* Exercise description
Retype exactly what runs from the first line of the data to the line with "markeredgewidth=0, zorder=3, legend=False)", keeping both of those lines and skipping pictures.
* Begin *
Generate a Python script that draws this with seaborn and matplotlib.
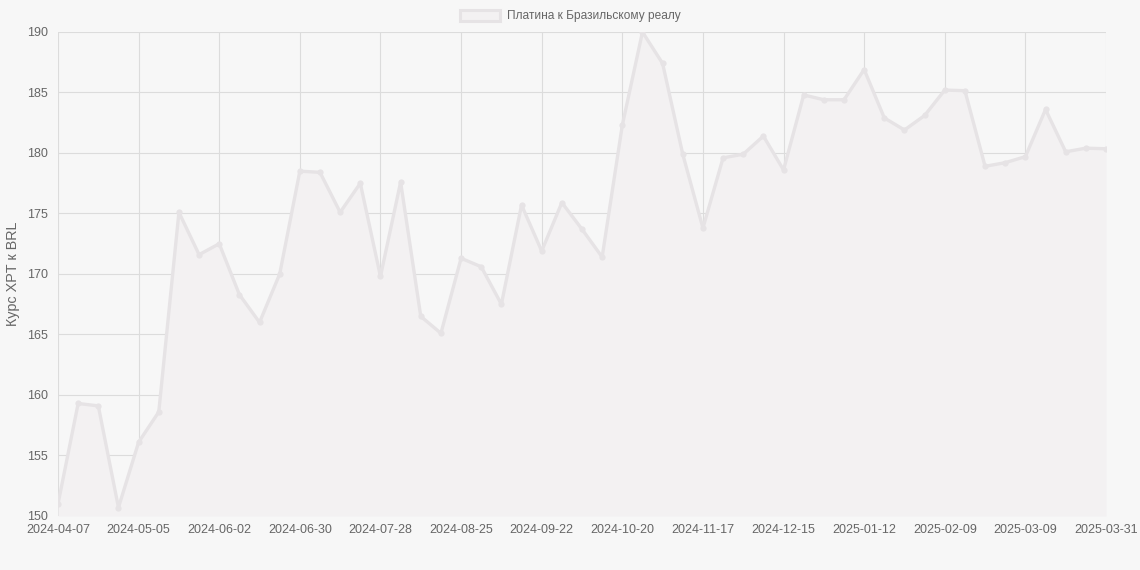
import matplotlib
matplotlib.use("Agg")
import matplotlib.pyplot as plt
import seaborn as sns
import pandas as pd
from matplotlib.patches import Patch

dates = [
    "2024-04-07", "2024-04-14", "2024-04-21", "2024-04-28", "2024-05-05", "2024-05-12",
    "2024-05-19", "2024-05-26", "2024-06-02", "2024-06-09", "2024-06-16", "2024-06-23",
    "2024-06-30", "2024-07-07", "2024-07-14", "2024-07-21", "2024-07-28", "2024-08-04",
    "2024-08-11", "2024-08-18", "2024-08-25", "2024-09-01", "2024-09-08", "2024-09-15",
    "2024-09-22", "2024-09-29", "2024-10-06", "2024-10-13", "2024-10-20", "2024-10-27",
    "2024-11-03", "2024-11-10", "2024-11-17", "2024-11-24", "2024-12-01", "2024-12-08",
    "2024-12-15", "2024-12-22", "2024-12-29", "2025-01-05", "2025-01-12", "2025-01-19",
    "2025-01-26", "2025-02-02", "2025-02-09", "2025-02-16", "2025-02-23", "2025-03-02",
    "2025-03-09", "2025-03-16", "2025-03-23", "2025-03-30", "2025-03-31",
]
rates = [
    151.0, 159.3, 159.1, 150.7, 156.1, 158.6, 175.1, 171.6, 172.5, 168.3,
    166.0, 170.0, 178.5, 178.4, 175.1, 177.5, 169.8, 177.6, 166.5, 165.1,
    171.3, 170.6, 167.5, 175.7, 171.9, 175.9, 173.7, 171.4, 182.3, 190.0,
    187.4, 179.9, 173.8, 179.6, 179.9, 181.4, 178.6, 184.8, 184.4, 184.4,
    186.9, 182.9, 181.9, 183.1, 185.2, 185.15, 178.9, 179.2, 179.7, 183.6,
    180.1, 180.4, 180.35,
]
series_name = "Платина к Бразильскому реалу"
y_label = "Курс XPT к BRL"

df = pd.DataFrame({"idx": range(len(dates)), "date": dates, "rate": rates})

sns.set_theme(style="white")
plt.rcParams["font.family"] = ["Liberation Sans", "DejaVu Sans"]

bg = "#f7f7f7"
line_c = "#e6e3e5"
fill_c = "#f3f1f2"
grid_c = "#dcdcdc"
text_c = "#666666"

fig = plt.figure(figsize=(11.4, 5.7), dpi=100, facecolor=bg)
ax = fig.add_axes([58 / 1140, 1 - 516 / 570, (1106 - 58) / 1140, (516 - 32) / 570])
ax.set_facecolor(bg)

ax.fill_between(df["idx"], df["rate"], 150, color=fill_c, zorder=1, linewidth=0)
sns.lineplot(data=df, x="idx", y="rate", ax=ax, color=line_c, linewidth=2.4,
             marker="o", markersize=4.5, markeredgewidth=0, zorder=3, legend=False)

ax.set_xlim(0, len(dates) - 1)
ax.set_ylim(150, 190)
tick_idx = list(range(0, len(dates), 4))
if tick_idx[-1] != len(dates) - 1:
    tick_idx.append(len(dates) - 1)
ax.set_xticks(tick_idx)
ax.set_xticklabels([dates[i] for i in tick_idx])
ax.set_yticks(range(150, 191, 5))

ax.grid(True, color=grid_c, linewidth=0.8, zorder=0)
ax.set_axisbelow(True)
for s in ax.spines.values():
    s.set_visible(False)
ax.tick_params(axis="both", colors=text_c, labelsize=9, length=4, color=grid_c, width=0.8)
ax.tick_params(axis="x", pad=2)
ax.tick_params(axis="y", pad=3)

ax.set_xlabel("")
ax.set_ylabel(y_label, color=text_c, fontsize=10.4, labelpad=5)

handle = Patch(facecolor=fill_c, edgecolor=line_c, linewidth=2.2, label=series_name)
leg = fig.legend(handles=[handle], loc="center", bbox_to_anchor=(0.5, 1 - 16 / 570),
                 frameon=False, fontsize=8.6, handlelength=3.4, handleheight=1.1,
                 handletextpad=0.55, borderpad=0.0)
for t in leg.get_texts():
    t.set_color(text_c)

fig.savefig("out.png", dpi=100, facecolor=bg)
* End *
* Solution to this problem
Generate a Python script that draws this with seaborn and matplotlib.
import matplotlib
matplotlib.use("Agg")
import matplotlib.pyplot as plt
import seaborn as sns
import pandas as pd
from matplotlib.patches import Patch

dates = [
    "2024-04-07", "2024-04-14", "2024-04-21", "2024-04-28", "2024-05-05", "2024-05-12",
    "2024-05-19", "2024-05-26", "2024-06-02", "2024-06-09", "2024-06-16", "2024-06-23",
    "2024-06-30", "2024-07-07", "2024-07-14", "2024-07-21", "2024-07-28", "2024-08-04",
    "2024-08-11", "2024-08-18", "2024-08-25", "2024-09-01", "2024-09-08", "2024-09-15",
    "2024-09-22", "2024-09-29", "2024-10-06", "2024-10-13", "2024-10-20", "2024-10-27",
    "2024-11-03", "2024-11-10", "2024-11-17", "2024-11-24", "2024-12-01", "2024-12-08",
    "2024-12-15", "2024-12-22", "2024-12-29", "2025-01-05", "2025-01-12", "2025-01-19",
    "2025-01-26", "2025-02-02", "2025-02-09", "2025-02-16", "2025-02-23", "2025-03-02",
    "2025-03-09", "2025-03-16", "2025-03-23", "2025-03-30", "2025-03-31",
]
rates = [
    151.0, 159.3, 159.1, 150.7, 156.1, 158.6, 175.1, 171.6, 172.5, 168.3,
    166.0, 170.0, 178.5, 178.4, 175.1, 177.5, 169.8, 177.6, 166.5, 165.1,
    171.3, 170.6, 167.5, 175.7, 171.9, 175.9, 173.7, 171.4, 182.3, 190.0,
    187.4, 179.9, 173.8, 179.6, 179.9, 181.4, 178.6, 184.8, 184.4, 184.4,
    186.9, 182.9, 181.9, 183.1, 185.2, 185.15, 178.9, 179.2, 179.7, 183.6,
    180.1, 180.4, 180.35,
]
series_name = "Платина к Бразильскому реалу"
y_label = "Курс XPT к BRL"

df = pd.DataFrame({"idx": range(len(dates)), "date": dates, "rate": rates})

sns.set_theme(style="white")
plt.rcParams["font.family"] = ["Liberation Sans", "DejaVu Sans"]

bg = "#f7f7f7"
line_c = "#e6e3e5"
fill_c = "#f3f1f2"
grid_c = "#dcdcdc"
text_c = "#666666"

fig = plt.figure(figsize=(11.4, 5.7), dpi=100, facecolor=bg)
ax = fig.add_axes([58 / 1140, 1 - 516 / 570, (1106 - 58) / 1140, (516 - 32) / 570])
ax.set_facecolor(bg)

ax.fill_between(df["idx"], df["rate"], 150, color=fill_c, zorder=1, linewidth=0)
sns.lineplot(data=df, x="idx", y="rate", ax=ax, color=line_c, linewidth=2.4,
             marker="o", markersize=4.5, markeredgewidth=0, zorder=3, legend=False)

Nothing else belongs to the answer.